Yes, the title of this post looks confusing, because of course scanning is an input process and printing is an output process. Ad it’s even more confusing, as the print needs to be scanned as well… But first things first.
My last development of ISO 3200 Film was quite successful and I was quite surprised by the results. The negatives didn’t look as good as HP5 or TMAX but I thought those could be actually ‘thick’ enough to be enlarged onto paper.
I used this Film (Ilford Delta Professional 3200) for a nightshooting in the Westend of Munich. I had no tripod with me. When I scanned the negatives, there was grain, grain, grain. And grain. But as said, the density looked good so I decided to enlarge some shots to make a comparison between a purely scanned negative and an enlarged, and then scanned 8×10 photo.
I was surprised, not to say shocked about the results. So let’s have look at them:
I think you guessed it, the left picture is the scanned negative and on the right you can see how the paper seems to eat the grain away.
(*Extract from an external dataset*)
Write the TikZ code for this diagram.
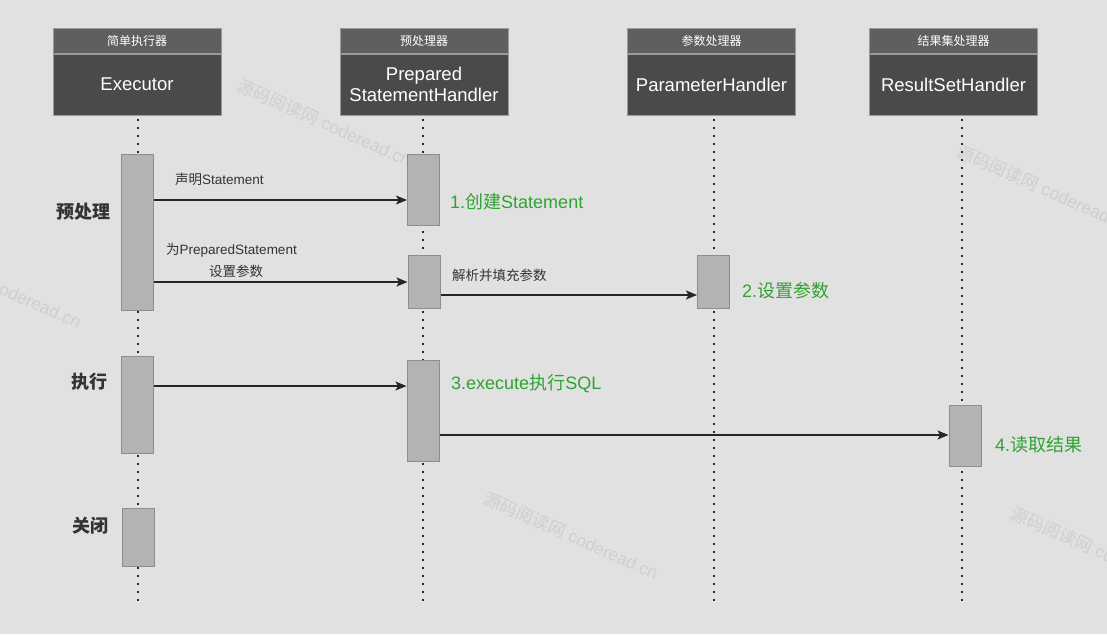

The printed version is of course darker and has less dynamic range but looks more appealing to me. You might think I have not properly focussed or I have a bead Lens, but let’s look at the next set:
Again, left scanned, right print. You can clearly see the fine structures of the St. Pauls Church and that the scanned negatives looks really bad and has a lot of burned highlights.
I am really surprised how apparent the film grain can be sen in the scanned negative.
Here I like both versions, but you can clearly see that the levels are not right in the scanned negative.
Here the scan shows an advantage, as more details can be seen. Which is not really an advantage in this graphic shot.
I use a Plustek 7200i scanner for my negatives, scan in 3600dpi at full color and do auto levels in Adobe Photoshop CS4. I then import the tif files into Adobe Lightroom and do final adjustments.
The prints where enlarged on Grade 3 8×10 paper and developed in Rollei RPR. No adjustments where made to the scanned prints.
Conclusion: Even in the age of digital, a handmade print may look more appealing to the eye.